▸ **Directive**: Each line of the material must be repeated precisely, with the pictures left out.

▸ **Information supplied**:
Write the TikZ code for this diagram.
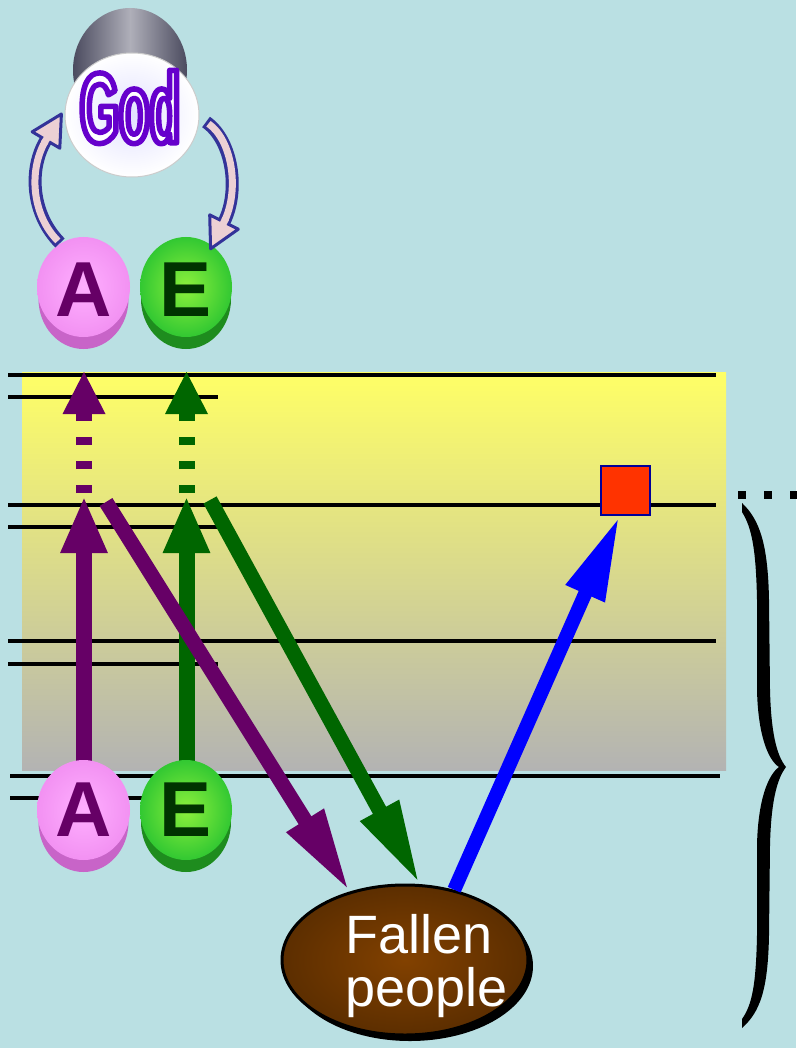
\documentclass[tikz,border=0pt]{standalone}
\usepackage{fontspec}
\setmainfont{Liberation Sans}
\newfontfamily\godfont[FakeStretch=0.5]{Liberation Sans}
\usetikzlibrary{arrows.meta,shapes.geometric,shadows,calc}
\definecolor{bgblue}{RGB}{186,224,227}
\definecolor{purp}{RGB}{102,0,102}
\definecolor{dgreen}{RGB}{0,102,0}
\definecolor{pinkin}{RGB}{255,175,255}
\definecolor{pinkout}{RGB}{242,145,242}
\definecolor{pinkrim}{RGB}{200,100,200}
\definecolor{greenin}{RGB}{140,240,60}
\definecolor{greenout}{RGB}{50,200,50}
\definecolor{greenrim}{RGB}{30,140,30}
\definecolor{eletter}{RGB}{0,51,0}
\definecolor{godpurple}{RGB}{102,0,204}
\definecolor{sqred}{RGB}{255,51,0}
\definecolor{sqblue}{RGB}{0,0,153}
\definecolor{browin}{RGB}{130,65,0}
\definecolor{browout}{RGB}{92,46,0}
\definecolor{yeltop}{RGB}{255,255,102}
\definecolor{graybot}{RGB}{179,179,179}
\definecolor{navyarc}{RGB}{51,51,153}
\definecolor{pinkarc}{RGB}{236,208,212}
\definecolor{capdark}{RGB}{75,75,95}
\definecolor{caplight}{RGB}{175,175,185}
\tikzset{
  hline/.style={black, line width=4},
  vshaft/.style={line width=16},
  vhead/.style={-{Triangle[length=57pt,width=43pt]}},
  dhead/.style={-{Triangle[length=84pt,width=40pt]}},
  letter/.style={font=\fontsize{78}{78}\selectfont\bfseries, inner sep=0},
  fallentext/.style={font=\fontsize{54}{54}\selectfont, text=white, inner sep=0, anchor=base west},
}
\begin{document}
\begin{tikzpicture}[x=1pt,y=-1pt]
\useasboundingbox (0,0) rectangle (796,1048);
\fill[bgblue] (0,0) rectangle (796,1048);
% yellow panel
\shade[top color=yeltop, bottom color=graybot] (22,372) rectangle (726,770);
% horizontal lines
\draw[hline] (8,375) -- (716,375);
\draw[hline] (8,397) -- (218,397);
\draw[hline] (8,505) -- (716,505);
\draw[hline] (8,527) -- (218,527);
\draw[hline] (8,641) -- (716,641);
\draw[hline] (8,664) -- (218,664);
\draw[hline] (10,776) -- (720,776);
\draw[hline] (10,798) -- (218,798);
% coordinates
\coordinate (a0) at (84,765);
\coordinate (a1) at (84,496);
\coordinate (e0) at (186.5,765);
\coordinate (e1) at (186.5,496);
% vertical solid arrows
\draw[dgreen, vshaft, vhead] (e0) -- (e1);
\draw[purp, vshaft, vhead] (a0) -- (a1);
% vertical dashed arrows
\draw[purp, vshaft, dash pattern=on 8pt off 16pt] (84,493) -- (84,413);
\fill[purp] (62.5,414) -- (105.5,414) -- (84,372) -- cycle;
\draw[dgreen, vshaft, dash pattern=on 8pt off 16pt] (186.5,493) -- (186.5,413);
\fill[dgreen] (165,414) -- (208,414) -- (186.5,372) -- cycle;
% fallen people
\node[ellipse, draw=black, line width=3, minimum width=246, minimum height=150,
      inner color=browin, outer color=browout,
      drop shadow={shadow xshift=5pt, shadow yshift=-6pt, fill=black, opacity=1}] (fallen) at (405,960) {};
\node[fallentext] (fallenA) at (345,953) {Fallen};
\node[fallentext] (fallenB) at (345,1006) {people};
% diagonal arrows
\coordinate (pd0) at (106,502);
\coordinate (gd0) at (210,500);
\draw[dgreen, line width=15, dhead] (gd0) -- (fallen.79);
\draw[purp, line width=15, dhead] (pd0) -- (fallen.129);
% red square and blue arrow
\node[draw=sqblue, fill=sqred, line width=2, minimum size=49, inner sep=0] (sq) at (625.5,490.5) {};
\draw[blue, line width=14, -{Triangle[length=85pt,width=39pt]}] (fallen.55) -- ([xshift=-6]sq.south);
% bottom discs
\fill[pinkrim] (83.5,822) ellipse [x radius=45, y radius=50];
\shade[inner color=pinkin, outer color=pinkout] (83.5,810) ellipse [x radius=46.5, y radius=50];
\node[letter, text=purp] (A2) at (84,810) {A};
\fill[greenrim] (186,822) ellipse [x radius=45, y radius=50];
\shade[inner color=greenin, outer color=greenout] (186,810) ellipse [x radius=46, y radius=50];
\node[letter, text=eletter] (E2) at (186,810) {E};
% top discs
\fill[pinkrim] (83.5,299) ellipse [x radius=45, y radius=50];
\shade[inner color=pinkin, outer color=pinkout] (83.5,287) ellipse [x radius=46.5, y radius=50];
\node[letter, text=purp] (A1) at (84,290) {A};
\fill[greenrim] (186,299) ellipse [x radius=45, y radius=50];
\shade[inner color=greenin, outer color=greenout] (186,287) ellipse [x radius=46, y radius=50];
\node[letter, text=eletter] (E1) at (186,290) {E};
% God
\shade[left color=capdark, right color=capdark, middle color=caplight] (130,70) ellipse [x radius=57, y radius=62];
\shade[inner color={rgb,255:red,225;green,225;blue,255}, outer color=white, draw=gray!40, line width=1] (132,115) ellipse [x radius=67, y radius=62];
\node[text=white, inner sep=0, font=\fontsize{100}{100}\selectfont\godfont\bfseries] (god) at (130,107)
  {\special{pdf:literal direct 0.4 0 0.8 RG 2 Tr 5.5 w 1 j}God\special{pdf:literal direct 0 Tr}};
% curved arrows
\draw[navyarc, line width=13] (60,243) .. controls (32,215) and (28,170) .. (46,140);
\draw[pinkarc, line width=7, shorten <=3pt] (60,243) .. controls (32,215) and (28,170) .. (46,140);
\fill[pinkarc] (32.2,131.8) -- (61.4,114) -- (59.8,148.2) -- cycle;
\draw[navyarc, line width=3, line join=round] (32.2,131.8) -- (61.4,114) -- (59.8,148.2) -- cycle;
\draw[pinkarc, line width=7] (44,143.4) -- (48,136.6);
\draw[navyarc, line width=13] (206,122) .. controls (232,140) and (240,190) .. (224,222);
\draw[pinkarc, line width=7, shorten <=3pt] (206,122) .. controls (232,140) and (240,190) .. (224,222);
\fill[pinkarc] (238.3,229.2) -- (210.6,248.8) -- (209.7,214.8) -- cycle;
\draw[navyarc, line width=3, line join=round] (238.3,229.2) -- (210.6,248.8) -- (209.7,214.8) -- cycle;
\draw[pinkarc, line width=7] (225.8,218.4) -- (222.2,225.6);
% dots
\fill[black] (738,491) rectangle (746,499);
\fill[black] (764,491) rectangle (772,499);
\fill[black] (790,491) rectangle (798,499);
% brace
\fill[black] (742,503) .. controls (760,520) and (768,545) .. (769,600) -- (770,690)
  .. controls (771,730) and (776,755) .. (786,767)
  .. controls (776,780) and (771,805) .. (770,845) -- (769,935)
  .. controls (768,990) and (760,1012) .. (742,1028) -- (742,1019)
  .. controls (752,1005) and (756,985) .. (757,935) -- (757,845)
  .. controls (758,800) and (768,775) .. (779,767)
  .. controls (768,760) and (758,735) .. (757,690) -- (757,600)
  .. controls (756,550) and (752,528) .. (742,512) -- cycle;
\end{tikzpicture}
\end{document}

▸ **Written reply**:
Write the TikZ code for this diagram.
\documentclass[tikz,border=0pt]{standalone}
\usepackage{fontspec}
\setmainfont{Liberation Sans}
\newfontfamily\godfont[FakeStretch=0.5]{Liberation Sans}
\usetikzlibrary{arrows.meta,shapes.geometric,shadows,calc}
\definecolor{bgblue}{RGB}{186,224,227}
\definecolor{purp}{RGB}{102,0,102}
\definecolor{dgreen}{RGB}{0,102,0}
\definecolor{pinkin}{RGB}{255,175,255}
\definecolor{pinkout}{RGB}{242,145,242}
\definecolor{pinkrim}{RGB}{200,100,200}
\definecolor{greenin}{RGB}{140,240,60}
\definecolor{greenout}{RGB}{50,200,50}
\definecolor{greenrim}{RGB}{30,140,30}
\definecolor{eletter}{RGB}{0,51,0}
\definecolor{godpurple}{RGB}{102,0,204}
\definecolor{sqred}{RGB}{255,51,0}
\definecolor{sqblue}{RGB}{0,0,153}
\definecolor{browin}{RGB}{130,65,0}
\definecolor{browout}{RGB}{92,46,0}
\definecolor{yeltop}{RGB}{255,255,102}
\definecolor{graybot}{RGB}{179,179,179}
\definecolor{navyarc}{RGB}{51,51,153}
\definecolor{pinkarc}{RGB}{236,208,212}
\definecolor{capdark}{RGB}{75,75,95}
\definecolor{caplight}{RGB}{175,175,185}
\tikzset{
  hline/.style={black, line width=4},
  vshaft/.style={line width=16},
  vhead/.style={-{Triangle[length=57pt,width=43pt]}},
  dhead/.style={-{Triangle[length=84pt,width=40pt]}},
  letter/.style={font=\fontsize{78}{78}\selectfont\bfseries, inner sep=0},
  fallentext/.style={font=\fontsize{54}{54}\selectfont, text=white, inner sep=0, anchor=base west},
}
\begin{document}
\begin{tikzpicture}[x=1pt,y=-1pt]
\useasboundingbox (0,0) rectangle (796,1048);
\fill[bgblue] (0,0) rectangle (796,1048);
% yellow panel
\shade[top color=yeltop, bottom color=graybot] (22,372) rectangle (726,770);
% horizontal lines
\draw[hline] (8,375) -- (716,375);
\draw[hline] (8,397) -- (218,397);
\draw[hline] (8,505) -- (716,505);
\draw[hline] (8,527) -- (218,527);
\draw[hline] (8,641) -- (716,641);
\draw[hline] (8,664) -- (218,664);
\draw[hline] (10,776) -- (720,776);
\draw[hline] (10,798) -- (218,798);
% coordinates
\coordinate (a0) at (84,765);
\coordinate (a1) at (84,496);
\coordinate (e0) at (186.5,765);
\coordinate (e1) at (186.5,496);
% vertical solid arrows
\draw[dgreen, vshaft, vhead] (e0) -- (e1);
\draw[purp, vshaft, vhead] (a0) -- (a1);
% vertical dashed arrows
\draw[purp, vshaft, dash pattern=on 8pt off 16pt] (84,493) -- (84,413);
\fill[purp] (62.5,414) -- (105.5,414) -- (84,372) -- cycle;
\draw[dgreen, vshaft, dash pattern=on 8pt off 16pt] (186.5,493) -- (186.5,413);
\fill[dgreen] (165,414) -- (208,414) -- (186.5,372) -- cycle;
% fallen people
\node[ellipse, draw=black, line width=3, minimum width=246, minimum height=150,
      inner color=browin, outer color=browout,
      drop shadow={shadow xshift=5pt, shadow yshift=-6pt, fill=black, opacity=1}] (fallen) at (405,960) {};
\node[fallentext] (fallenA) at (345,953) {Fallen};
\node[fallentext] (fallenB) at (345,1006) {people};
% diagonal arrows
\coordinate (pd0) at (106,502);
\coordinate (gd0) at (210,500);
\draw[dgreen, line width=15, dhead] (gd0) -- (fallen.79);
\draw[purp, line width=15, dhead] (pd0) -- (fallen.129);
% red square and blue arrow
\node[draw=sqblue, fill=sqred, line width=2, minimum size=49, inner sep=0] (sq) at (625.5,490.5) {};
\draw[blue, line width=14, -{Triangle[length=85pt,width=39pt]}] (fallen.55) -- ([xshift=-6]sq.south);
% bottom discs
\fill[pinkrim] (83.5,822) ellipse [x radius=45, y radius=50];
\shade[inner color=pinkin, outer color=pinkout] (83.5,810) ellipse [x radius=46.5, y radius=50];
\node[letter, text=purp] (A2) at (84,810) {A};
\fill[greenrim] (186,822) ellipse [x radius=45, y radius=50];
\shade[inner color=greenin, outer color=greenout] (186,810) ellipse [x radius=46, y radius=50];
\node[letter, text=eletter] (E2) at (186,810) {E};
% top discs
\fill[pinkrim] (83.5,299) ellipse [x radius=45, y radius=50];
\shade[inner color=pinkin, outer color=pinkout] (83.5,287) ellipse [x radius=46.5, y radius=50];
\node[letter, text=purp] (A1) at (84,290) {A};
\fill[greenrim] (186,299) ellipse [x radius=45, y radius=50];
\shade[inner color=greenin, outer color=greenout] (186,287) ellipse [x radius=46, y radius=50];
\node[letter, text=eletter] (E1) at (186,290) {E};
% God
\shade[left color=capdark, right color=capdark, middle color=caplight] (130,70) ellipse [x radius=57, y radius=62];
\shade[inner color={rgb,255:red,225;green,225;blue,255}, outer color=white, draw=gray!40, line width=1] (132,115) ellipse [x radius=67, y radius=62];
\node[text=white, inner sep=0, font=\fontsize{100}{100}\selectfont\godfont\bfseries] (god) at (130,107)
  {\special{pdf:literal direct 0.4 0 0.8 RG 2 Tr 5.5 w 1 j}God\special{pdf:literal direct 0 Tr}};
% curved arrows
\draw[navyarc, line width=13] (60,243) .. controls (32,215) and (28,170) .. (46,140);
\draw[pinkarc, line width=7, shorten <=3pt] (60,243) .. controls (32,215) and (28,170) .. (46,140);
\fill[pinkarc] (32.2,131.8) -- (61.4,114) -- (59.8,148.2) -- cycle;
\draw[navyarc, line width=3, line join=round] (32.2,131.8) -- (61.4,114) -- (59.8,148.2) -- cycle;
\draw[pinkarc, line width=7] (44,143.4) -- (48,136.6);
\draw[navyarc, line width=13] (206,122) .. controls (232,140) and (240,190) .. (224,222);
\draw[pinkarc, line width=7, shorten <=3pt] (206,122) .. controls (232,140) and (240,190) .. (224,222);
\fill[pinkarc] (238.3,229.2) -- (210.6,248.8) -- (209.7,214.8) -- cycle;
\draw[navyarc, line width=3, line join=round] (238.3,229.2) -- (210.6,248.8) -- (209.7,214.8) -- cycle;
\draw[pinkarc, line width=7] (225.8,218.4) -- (222.2,225.6);
% dots
\fill[black] (738,491) rectangle (746,499);
\fill[black] (764,491) rectangle (772,499);
\fill[black] (790,491) rectangle (798,499);
% brace
\fill[black] (742,503) .. controls (760,520) and (768,545) .. (769,600) -- (770,690)
  .. controls (771,730) and (776,755) .. (786,767)
  .. controls (776,780) and (771,805) .. (770,845) -- (769,935)
  .. controls (768,990) and (760,1012) .. (742,1028) -- (742,1019)
  .. controls (752,1005) and (756,985) .. (757,935) -- (757,845)
  .. controls (758,800) and (768,775) .. (779,767)
  .. controls (768,760) and (758,735) .. (757,690) -- (757,600)
  .. controls (756,550) and (752,528) .. (742,512) -- cycle;
\end{tikzpicture}
\end{document}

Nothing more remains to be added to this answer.